Sep 042012

This project is intended to bring good drinking water to the families in the developing countries at no operating cost

Designer Gabriele Diamanti has created a solar oven called the Eliodomestico that can make salt water drinkable. Furthermore, the invention can be made out of cheap and readily available materials enabling local craftsmen in the developing world to build the oven for themselves.

You simply fill the black boiler with salty water then tighten the cap. Throughout the day as the temperature rises and the pressure increases, steam is forced downwards through a pipe and collects in the lid of the oven. This acts as a condenser, turning the steam into fresh drinking water.

Open-source oven

Diamanti was inspired from his travels visiting friends who are NGOs. He quickly realised that there could be an open source solution to providing clean drinking water in remote areas of developing countries and areas riddled with drought issues. Particularly as the large majority of these countries share one common factor: lots of sunshine.

“This project is intended to bring good drinking water to the families in the developing countries at no operating cost, starting from sea water,” Diamanti says. “It works like an upside down coffee maker: during the day, the heat of the sun raises up the steam pressure into the black watertight boiler. The steam is forced down throigh the exapnsion nozzle, thus condensing against the lid.”

Utilising the sun

Currently the project is still in development, but having won a Core 77 Design award and placing as a finalist at the Prix Emile Hermes competition, Diamanti is confident the invention will get off the ground quickly, as it could efficiently deliver enough daily drinking water for a small family.

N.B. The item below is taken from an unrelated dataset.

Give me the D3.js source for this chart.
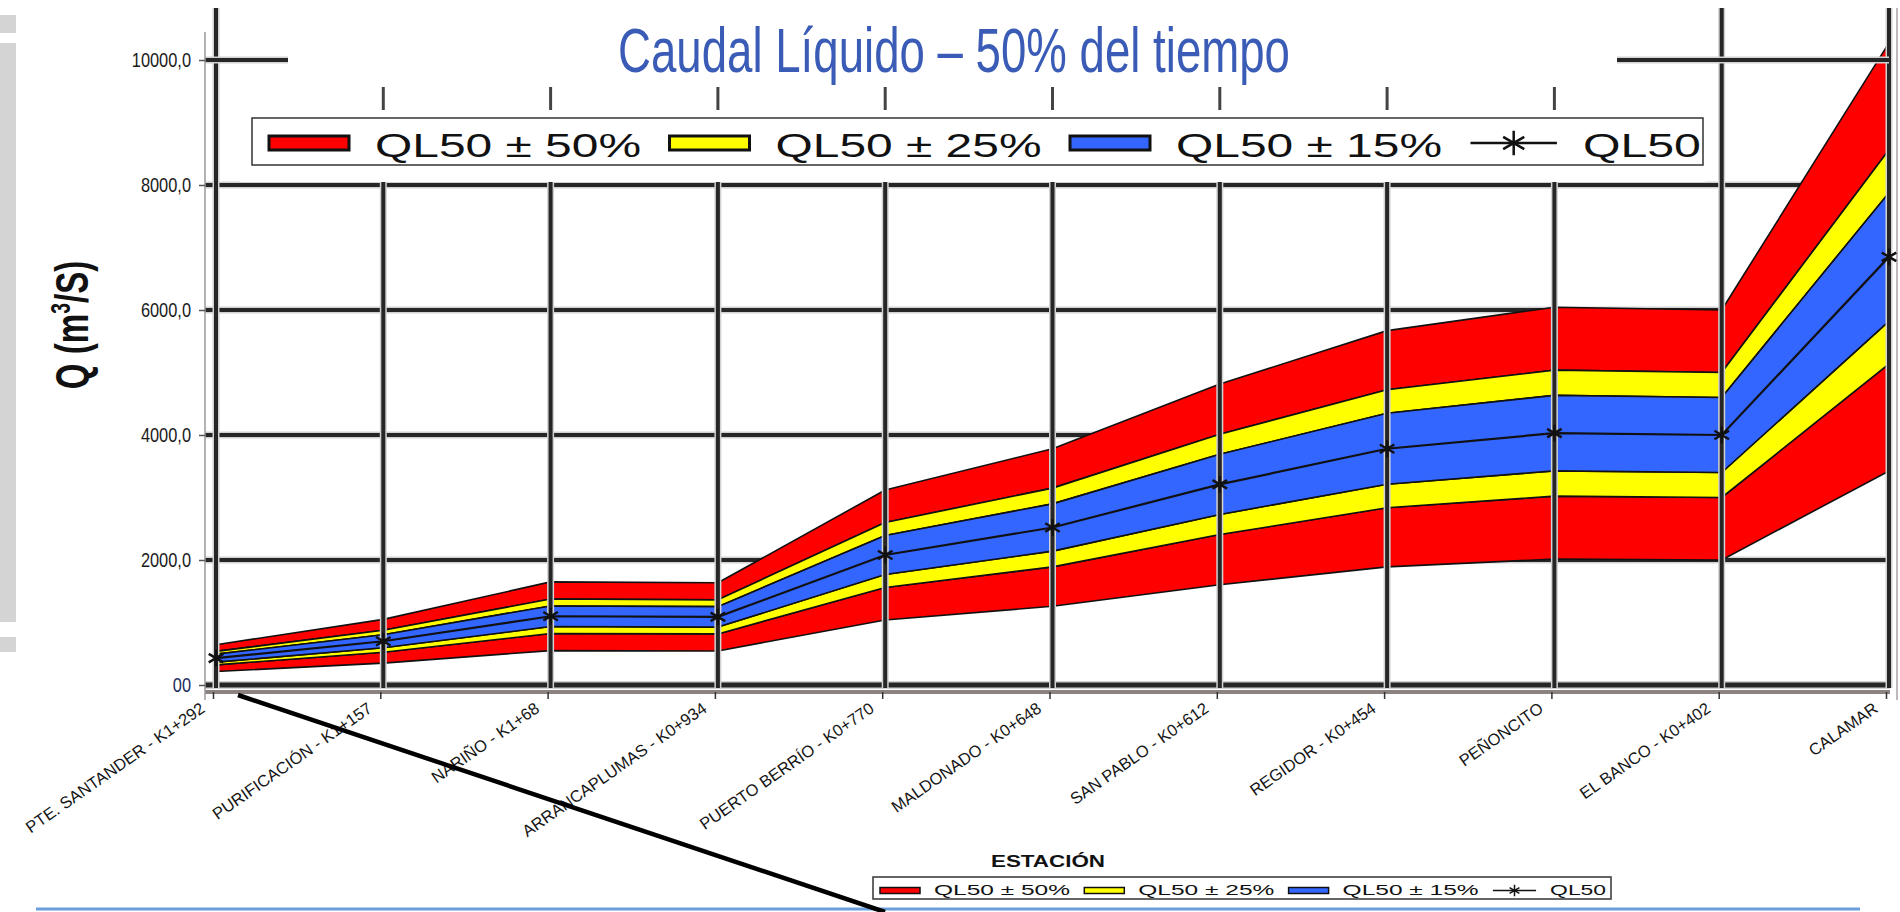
<!DOCTYPE html>
<html>
<head>
<meta charset="utf-8">
<script src="https://cdn.jsdelivr.net/npm/d3@7"></script>
<style>
    body { margin: 0; background: #fff; }
    svg { display: block; }
</style>
</head>
<body>
<div id="chart"></div>
<script>

// stations along the river
const stations = ["PTE. SANTANDER - K1+292", "PURIFICACIÓN - K1+157", "NARIÑO - K1+68",
    "ARRANCAPLUMAS - K0+934", "PUERTO BERRÍO - K0+770", "MALDONADO - K0+648",
    "SAN PABLO - K0+612", "REGIDOR - K0+454", "PEÑONCITO", "EL BANCO - K0+402", "CALAMAR"];

// QL50 (m3/s)
const ql50 = [430, 700, 1100, 1090, 2080, 2520, 3210, 3780, 4030, 4000, 6850];

// band limits as fractions of QL50
const redBands = [[0.5, 0.75], [1.25, 1.5]];
const yellowBands = [[0.75, 0.85], [1.15, 1.25]];
const blueBands = [[0.85, 1.15]];

const yTicks = [0, 2000, 4000, 6000, 8000, 10000];
const yTickLabels = ["00", "2000,0", "4000,0", "6000,0", "8000,0", "10000,0"];

const legendLabels = ["QL50 ± 50%", "QL50 ± 25%", "QL50 ± 15%", "QL50"];
const legendColors = ["#ff0000", "#ffff00", "#3366ff", null];


class FlowChart {

    constructor(parentElement) {
        this.parentElement = parentElement;
        this.data = stations.map((s, i) => ({station: s, q: ql50[i]}));
        this.initVis();
    }

    initVis() {
        let vis = this;

        vis.width = 1900;
        vis.height = 912;

        vis.svg = d3.select("#" + vis.parentElement).append("svg")
            .attr("width", vis.width)
            .attr("height", vis.height);

        vis.svg.append("rect")
            .attr("width", vis.width).attr("height", vis.height).attr("fill", "#fff");

        vis.x = d3.scalePoint().domain(stations).range([216, 1889]);
        vis.y = d3.scaleLinear().domain([0, 10000]).range([685, 60]);

        // scan leftovers on the edges
        vis.svg.append("rect").attr("x", 0).attr("y", 15).attr("width", 16).attr("height", 18).attr("fill", "#d4d4d4");
        vis.svg.append("rect").attr("x", 0).attr("y", 43).attr("width", 16).attr("height", 579).attr("fill", "#d4d4d4");
        vis.svg.append("rect").attr("x", 0).attr("y", 637).attr("width", 16).attr("height", 15).attr("fill", "#d4d4d4");
        vis.svg.append("line").attr("x1", 1897).attr("x2", 1897).attr("y1", 8).attr("y2", 700)
            .attr("stroke", "#bbb").attr("stroke-width", 2);
        vis.svg.append("line").attr("x1", 36).attr("x2", 1860).attr("y1", 909).attr("y2", 909)
            .attr("stroke", "#6a9fdc").attr("stroke-width", 3);

        vis.updateVis();
    }

    gridLine(g, x1, y1, x2, y2, w) {
        g.append("line").attr("x1", x1).attr("y1", y1).attr("x2", x2).attr("y2", y2)
            .attr("stroke", "#d2d2d2").attr("stroke-width", w + 3);
        g.append("line").attr("x1", x1).attr("y1", y1).attr("x2", x2).attr("y2", y2)
            .attr("stroke", "#262626").attr("stroke-width", w);
    }

    updateVis() {
        let vis = this;

        // horizontal grid (behind the bands)
        let hGrid = vis.svg.append("g");
        yTicks.filter(d => d < 10000).forEach(d => {
            vis.gridLine(hGrid, 205, vis.y(d), 1890, vis.y(d), d === 0 ? 5 : 4);
        });
        hGrid.append("line").attr("x1", 205).attr("x2", 1890).attr("y1", 692).attr("y2", 692)
            .attr("stroke", "#8d8282").attr("stroke-width", 4);

        // bands
        let bandGroup = vis.svg.append("g");
        let drawBands = (list, color) => {
            list.forEach(b => {
                let area = d3.area()
                    .x(d => vis.x(d.station))
                    .y0(d => vis.y(d.q * b[0]))
                    .y1(d => vis.y(d.q * b[1]));
                bandGroup.append("path")
                    .datum(vis.data)
                    .attr("d", area)
                    .attr("fill", color)
                    .attr("stroke", "#111")
                    .attr("stroke-width", 1.6)
                    .attr("stroke-linejoin", "round");
            });
        };
        drawBands(redBands, "#ff0000");
        drawBands(yellowBands, "#ffff00");
        drawBands(blueBands, "#3366ff");

        // vertical grid (on top of the bands)
        let vGrid = vis.svg.append("g");
        stations.forEach(s => vis.gridLine(vGrid, vis.x(s), 8, vis.x(s), 688, 4));

        // QL50 line + asterisks
        let line = d3.line().x(d => vis.x(d.station)).y(d => vis.y(d.q));
        vis.svg.append("path")
            .datum(vis.data)
            .attr("d", line)
            .attr("fill", "none")
            .attr("stroke", "#111")
            .attr("stroke-width", 2.2);

        vis.svg.selectAll(".marker")
            .data(vis.data)
            .enter()
            .append("path")
            .attr("class", "marker")
            .attr("transform", d => "translate(" + vis.x(d.station) + "," + vis.y(d.q) + ")")
            .attr("d", d3.symbol().type(d3.symbolAsterisk).size(200))
            .attr("fill", "none")
            .attr("stroke", "#111")
            .attr("stroke-width", 2.5);

        // white header panel that hides the grid behind title and legend
        vis.svg.append("rect")
            .attr("x", 240).attr("y", 0).attr("width", 1465).attr("height", 182)
            .attr("fill", "#fff");

        stations.forEach(s => {
            let xs = vis.x(s);
            if (xs > 240 && xs < 1705) {
                vis.svg.append("line").attr("x1", xs).attr("x2", xs).attr("y1", 87).attr("y2", 110)
                    .attr("stroke", "#444").attr("stroke-width", 3);
            }
        });
        let g10 = vis.svg.append("g");
        vis.gridLine(g10, 205, vis.y(10000), 288, vis.y(10000), 4);
        vis.gridLine(g10, 1617, vis.y(10000), 1889, vis.y(10000), 4);

        // title
        vis.svg.append("text")
            .attr("x", 954).attr("y", 72)
            .attr("text-anchor", "middle")
            .attr("font-family", "Liberation Sans, Arial, sans-serif")
            .attr("font-size", 63)
            .attr("fill", "#3a5cb6")
            .attr("textLength", 672)
            .attr("lengthAdjust", "spacingAndGlyphs")
            .text("Caudal Líquido – 50% del tiempo");

        // top legend
        vis.drawLegend({x: 252, y: 118, w: 1451, h: 47, first: 269, step: 400.5,
            sw: 80, sh: 14, swY: 136, gap: 106, base: 157, fs: 34,
            widths: [266, 266, 266, 118], outline: 3, star: 420, lineW: 2.5});

        // y axis
        vis.svg.append("line").attr("x1", 205).attr("x2", 205).attr("y1", 32).attr("y2", 700)
            .attr("stroke", "#9a9a9a").attr("stroke-width", 1.5);

        let yAxis = d3.axisLeft(vis.y)
            .tickValues(yTicks)
            .tickFormat((d, i) => yTickLabels[i])
            .tickSize(6)
            .tickPadding(8);

        let yg = vis.svg.append("g")
            .attr("transform", "translate(205,0)")
            .call(yAxis);
        yg.select(".domain").remove();
        yg.selectAll(".tick line").attr("stroke", "#555").attr("stroke-width", 1.5);
        yg.selectAll(".tick text")
            .attr("font-family", "Liberation Sans, Arial, sans-serif")
            .attr("font-size", 21)
            .attr("fill", (d) => d === 0 ? "#1c2a5c" : "#1a1a1a")
            .each(function () {
                let w = this.getComputedTextLength();
                d3.select(this).attr("textLength", w * 0.78).attr("lengthAdjust", "spacingAndGlyphs");
            });

        // y title
        let yt = vis.svg.append("text")
            .attr("transform", "translate(88,325) rotate(-90) scale(0.72,1)")
            .attr("text-anchor", "middle")
            .attr("font-family", "Liberation Sans, Arial, sans-serif")
            .attr("font-weight", "bold")
            .attr("font-size", 46)
            .attr("fill", "#111");
        yt.append("tspan").text("Q (m");
        yt.append("tspan").attr("font-size", 27).attr("dy", -18).text("3");
        yt.append("tspan").attr("dy", 18).text("/S)");

        // x axis ticks and labels
        let xAxis = d3.axisBottom(vis.x).tickSize(7).tickFormat("");
        let xg = vis.svg.append("g")
            .attr("transform", "translate(-3,692)")
            .call(xAxis);
        xg.select(".domain").remove();
        xg.selectAll(".tick line").attr("stroke", "#333").attr("stroke-width", 1.5);

        vis.svg.selectAll(".xlabel")
            .data(stations)
            .enter()
            .append("text")
            .attr("class", "xlabel")
            .attr("transform", d => "translate(" + (vis.x(d) - 10) + ",711) rotate(-35)")
            .attr("text-anchor", "end")
            .attr("font-family", "Liberation Sans, Arial, sans-serif")
            .attr("font-size", 16.5)
            .attr("fill", "#151515")
            .text(d => d);

        vis.svg.append("text")
            .attr("x", 1048).attr("y", 867)
            .attr("text-anchor", "middle")
            .attr("font-family", "Liberation Sans, Arial, sans-serif")
            .attr("font-weight", "bold")
            .attr("font-size", 16)
            .attr("fill", "#111")
            .attr("textLength", 114)
            .attr("lengthAdjust", "spacingAndGlyphs")
            .text("ESTACIÓN");

        // bottom legend
        vis.drawLegend({x: 873, y: 877, w: 738, h: 22, first: 880, step: 204.3,
            sw: 40, sh: 6, swY: 887.5, gap: 54, base: 895, fs: 15,
            widths: [136, 136, 136, 56], outline: 1.5, star: 90, lineW: 1.5});

        // stray diagonal stroke from the scan
        vis.svg.append("line")
            .attr("x1", 238).attr("y1", 695).attr("x2", 885).attr("y2", 912)
            .attr("stroke", "#000").attr("stroke-width", 4.5);
    }

    drawLegend(o) {
        let vis = this;
        let g = vis.svg.append("g");
        g.append("rect")
            .attr("x", o.x).attr("y", o.y).attr("width", o.w).attr("height", o.h)
            .attr("fill", "#fff").attr("stroke", "#333").attr("stroke-width", 1.5);

        legendLabels.forEach((label, i) => {
            let x0 = o.first + i * o.step;
            let cy = o.swY + o.sh / 2;
            if (legendColors[i]) {
                g.append("rect")
                    .attr("x", x0).attr("y", o.swY).attr("width", o.sw).attr("height", o.sh)
                    .attr("fill", legendColors[i]).attr("stroke", "#111").attr("stroke-width", o.outline);
            } else {
                g.append("line")
                    .attr("x1", x0).attr("x2", x0 + o.sw * 1.08).attr("y1", cy).attr("y2", cy)
                    .attr("stroke", "#111").attr("stroke-width", o.lineW);
                g.append("path")
                    .attr("transform", "translate(" + (x0 + o.sw * 0.54) + "," + cy + ")")
                    .attr("d", d3.symbol().type(d3.symbolAsterisk).size(o.star))
                    .attr("fill", "none").attr("stroke", "#111").attr("stroke-width", o.lineW);
            }
            g.append("text")
                .attr("x", x0 + o.gap + (legendColors[i] ? 0 : o.sw * 0.08))
                .attr("y", o.base)
                .attr("font-family", "Liberation Sans, Arial, sans-serif")
                .attr("font-size", o.fs)
                .attr("fill", "#111")
                .attr("textLength", o.widths[i])
                .attr("lengthAdjust", "spacingAndGlyphs")
                .text(label);
        });
    }
}

new FlowChart("chart");
</script>
</body>
</html>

“At the end of the day the Eliodomestico delivers 5 litres of fresh drinking water,” Diamanti explains. “The lower basin is specifically designed for transport over the head, supporting this common habit. It is entirely made from poor, widely available materials. The technologies involved in the production are very simple and popular. This also makes the maintenancce much easier: No electricity, no filters, easy maintenance, good impact on the local economy and no impact on the environment.”